| WHAT TO DO |
Your task is to quote the listing below exactly, beginning with its first line and ending on the line bearing "</style></head><body>".

| STORED DATA |
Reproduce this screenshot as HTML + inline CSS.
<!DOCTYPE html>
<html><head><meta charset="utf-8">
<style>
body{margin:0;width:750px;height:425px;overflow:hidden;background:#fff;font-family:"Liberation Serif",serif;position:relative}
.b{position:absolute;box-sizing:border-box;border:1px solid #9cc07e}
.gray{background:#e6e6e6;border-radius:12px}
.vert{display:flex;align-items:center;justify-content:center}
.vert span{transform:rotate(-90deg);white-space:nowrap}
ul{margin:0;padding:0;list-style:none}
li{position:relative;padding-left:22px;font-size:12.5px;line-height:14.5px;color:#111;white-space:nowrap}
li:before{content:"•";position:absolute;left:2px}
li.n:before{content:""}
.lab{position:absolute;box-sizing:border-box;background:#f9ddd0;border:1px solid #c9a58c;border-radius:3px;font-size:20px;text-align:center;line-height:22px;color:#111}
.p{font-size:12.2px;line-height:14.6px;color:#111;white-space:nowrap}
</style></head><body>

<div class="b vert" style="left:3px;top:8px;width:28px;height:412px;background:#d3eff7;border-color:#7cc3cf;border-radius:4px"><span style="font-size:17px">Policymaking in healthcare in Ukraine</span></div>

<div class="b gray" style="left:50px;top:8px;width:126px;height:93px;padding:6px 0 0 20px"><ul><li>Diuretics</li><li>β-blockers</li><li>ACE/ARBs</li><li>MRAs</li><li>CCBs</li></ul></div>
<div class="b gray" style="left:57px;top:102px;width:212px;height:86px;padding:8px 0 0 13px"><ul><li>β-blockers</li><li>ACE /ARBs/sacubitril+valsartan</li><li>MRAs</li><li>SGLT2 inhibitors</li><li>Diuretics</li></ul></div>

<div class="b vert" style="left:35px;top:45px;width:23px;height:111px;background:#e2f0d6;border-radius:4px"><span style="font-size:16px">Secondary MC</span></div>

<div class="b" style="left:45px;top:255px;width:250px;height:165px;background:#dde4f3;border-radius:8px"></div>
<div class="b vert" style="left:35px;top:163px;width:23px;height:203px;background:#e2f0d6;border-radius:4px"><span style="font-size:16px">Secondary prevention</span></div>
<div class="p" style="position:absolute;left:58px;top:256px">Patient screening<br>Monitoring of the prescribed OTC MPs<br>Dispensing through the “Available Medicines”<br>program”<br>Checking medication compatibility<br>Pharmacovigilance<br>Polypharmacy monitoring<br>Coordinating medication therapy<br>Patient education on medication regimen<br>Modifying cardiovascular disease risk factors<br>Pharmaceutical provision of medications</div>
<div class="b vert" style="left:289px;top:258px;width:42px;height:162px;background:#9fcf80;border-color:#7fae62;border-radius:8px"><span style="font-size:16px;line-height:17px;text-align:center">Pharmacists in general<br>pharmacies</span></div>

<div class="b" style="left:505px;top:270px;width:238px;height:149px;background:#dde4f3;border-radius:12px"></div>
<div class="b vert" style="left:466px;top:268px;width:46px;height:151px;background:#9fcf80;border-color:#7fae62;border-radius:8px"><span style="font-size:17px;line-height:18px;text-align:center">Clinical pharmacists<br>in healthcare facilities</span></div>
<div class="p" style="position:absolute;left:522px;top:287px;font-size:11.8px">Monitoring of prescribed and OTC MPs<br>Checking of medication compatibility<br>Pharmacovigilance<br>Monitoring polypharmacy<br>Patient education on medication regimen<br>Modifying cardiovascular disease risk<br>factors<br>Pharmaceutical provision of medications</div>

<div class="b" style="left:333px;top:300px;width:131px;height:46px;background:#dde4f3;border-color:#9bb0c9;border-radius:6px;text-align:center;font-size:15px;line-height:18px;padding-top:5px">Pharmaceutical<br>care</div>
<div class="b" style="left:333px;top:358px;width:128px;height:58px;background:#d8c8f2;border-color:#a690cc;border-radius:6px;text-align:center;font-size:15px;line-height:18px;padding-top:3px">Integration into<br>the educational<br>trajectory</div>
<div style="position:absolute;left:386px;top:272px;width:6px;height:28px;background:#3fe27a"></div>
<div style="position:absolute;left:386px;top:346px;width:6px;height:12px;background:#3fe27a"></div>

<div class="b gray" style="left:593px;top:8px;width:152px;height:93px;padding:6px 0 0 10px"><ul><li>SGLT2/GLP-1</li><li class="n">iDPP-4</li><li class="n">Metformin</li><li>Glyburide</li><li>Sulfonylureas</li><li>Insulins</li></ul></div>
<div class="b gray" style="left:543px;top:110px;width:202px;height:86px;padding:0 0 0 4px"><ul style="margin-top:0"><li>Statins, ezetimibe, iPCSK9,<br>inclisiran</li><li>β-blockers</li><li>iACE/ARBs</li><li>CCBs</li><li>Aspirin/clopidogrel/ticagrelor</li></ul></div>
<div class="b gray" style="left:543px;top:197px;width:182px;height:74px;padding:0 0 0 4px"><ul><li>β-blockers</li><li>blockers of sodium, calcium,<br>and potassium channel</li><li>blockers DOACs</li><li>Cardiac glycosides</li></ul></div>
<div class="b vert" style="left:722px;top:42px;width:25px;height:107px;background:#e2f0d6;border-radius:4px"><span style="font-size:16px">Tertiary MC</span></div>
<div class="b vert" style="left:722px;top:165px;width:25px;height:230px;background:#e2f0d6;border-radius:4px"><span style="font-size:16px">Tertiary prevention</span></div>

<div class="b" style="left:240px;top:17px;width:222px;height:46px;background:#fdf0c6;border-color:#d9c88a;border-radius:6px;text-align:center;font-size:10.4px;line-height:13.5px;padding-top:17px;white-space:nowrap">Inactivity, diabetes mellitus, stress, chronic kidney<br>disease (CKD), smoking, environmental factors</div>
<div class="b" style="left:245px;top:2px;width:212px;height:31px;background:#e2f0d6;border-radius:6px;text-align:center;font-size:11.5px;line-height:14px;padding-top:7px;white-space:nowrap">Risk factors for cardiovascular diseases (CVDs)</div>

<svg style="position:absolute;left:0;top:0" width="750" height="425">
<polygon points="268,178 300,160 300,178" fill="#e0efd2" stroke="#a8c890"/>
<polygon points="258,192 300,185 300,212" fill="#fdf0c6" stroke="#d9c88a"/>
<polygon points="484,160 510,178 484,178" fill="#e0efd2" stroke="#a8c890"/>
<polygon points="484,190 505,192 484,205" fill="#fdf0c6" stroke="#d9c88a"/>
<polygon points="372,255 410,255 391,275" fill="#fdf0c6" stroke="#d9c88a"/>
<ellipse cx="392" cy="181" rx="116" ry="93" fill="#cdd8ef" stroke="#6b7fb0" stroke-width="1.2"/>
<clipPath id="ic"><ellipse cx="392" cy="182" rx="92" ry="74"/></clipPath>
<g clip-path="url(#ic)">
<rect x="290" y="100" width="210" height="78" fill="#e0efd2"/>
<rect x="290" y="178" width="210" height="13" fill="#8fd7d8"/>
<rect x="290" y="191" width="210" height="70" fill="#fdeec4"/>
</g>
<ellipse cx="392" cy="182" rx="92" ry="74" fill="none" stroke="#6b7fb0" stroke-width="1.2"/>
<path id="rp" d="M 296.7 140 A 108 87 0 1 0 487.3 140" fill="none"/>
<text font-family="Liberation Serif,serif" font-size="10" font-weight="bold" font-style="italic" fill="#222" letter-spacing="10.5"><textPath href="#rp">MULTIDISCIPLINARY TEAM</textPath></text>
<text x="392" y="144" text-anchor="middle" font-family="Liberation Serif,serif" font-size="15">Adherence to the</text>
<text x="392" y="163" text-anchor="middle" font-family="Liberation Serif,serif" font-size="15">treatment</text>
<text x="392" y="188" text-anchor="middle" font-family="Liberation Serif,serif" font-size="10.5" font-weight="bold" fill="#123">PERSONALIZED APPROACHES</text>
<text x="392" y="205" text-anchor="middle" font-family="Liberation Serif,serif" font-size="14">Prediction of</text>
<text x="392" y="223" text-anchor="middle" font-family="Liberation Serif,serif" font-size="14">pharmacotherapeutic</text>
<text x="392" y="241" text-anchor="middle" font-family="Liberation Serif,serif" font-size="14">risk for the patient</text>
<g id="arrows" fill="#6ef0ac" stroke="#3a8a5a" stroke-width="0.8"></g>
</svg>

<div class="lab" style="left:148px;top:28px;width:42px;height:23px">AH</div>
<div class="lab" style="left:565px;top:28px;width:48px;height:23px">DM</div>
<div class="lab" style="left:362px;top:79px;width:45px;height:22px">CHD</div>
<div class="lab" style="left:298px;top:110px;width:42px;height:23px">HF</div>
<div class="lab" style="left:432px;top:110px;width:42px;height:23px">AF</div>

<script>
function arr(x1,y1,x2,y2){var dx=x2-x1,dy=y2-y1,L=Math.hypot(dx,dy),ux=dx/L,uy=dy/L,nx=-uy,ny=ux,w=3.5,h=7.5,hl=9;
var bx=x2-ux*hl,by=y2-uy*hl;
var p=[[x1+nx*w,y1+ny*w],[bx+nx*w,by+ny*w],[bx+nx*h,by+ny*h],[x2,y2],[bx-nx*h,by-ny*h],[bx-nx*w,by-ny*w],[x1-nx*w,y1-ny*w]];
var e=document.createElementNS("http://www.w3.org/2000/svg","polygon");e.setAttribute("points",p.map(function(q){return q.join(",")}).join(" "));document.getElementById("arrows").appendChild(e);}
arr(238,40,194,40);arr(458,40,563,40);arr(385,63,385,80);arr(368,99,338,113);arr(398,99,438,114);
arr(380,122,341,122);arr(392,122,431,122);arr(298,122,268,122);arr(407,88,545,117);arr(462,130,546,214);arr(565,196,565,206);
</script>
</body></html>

| EXERCISE RESPONSE |
Reproduce this screenshot as HTML + inline CSS.
<!DOCTYPE html>
<html><head><meta charset="utf-8">
<style>
body{margin:0;width:750px;height:425px;overflow:hidden;background:#fff;font-family:"Liberation Serif",serif;position:relative}
.b{position:absolute;box-sizing:border-box;border:1px solid #9cc07e}
.gray{background:#e6e6e6;border-radius:12px}
.vert{display:flex;align-items:center;justify-content:center}
.vert span{transform:rotate(-90deg);white-space:nowrap}
ul{margin:0;padding:0;list-style:none}
li{position:relative;padding-left:22px;font-size:12.5px;line-height:14.5px;color:#111;white-space:nowrap}
li:before{content:"•";position:absolute;left:2px}
li.n:before{content:""}
.lab{position:absolute;box-sizing:border-box;background:#f9ddd0;border:1px solid #c9a58c;border-radius:3px;font-size:20px;text-align:center;line-height:22px;color:#111}
.p{font-size:12.2px;line-height:14.6px;color:#111;white-space:nowrap}
</style></head><body>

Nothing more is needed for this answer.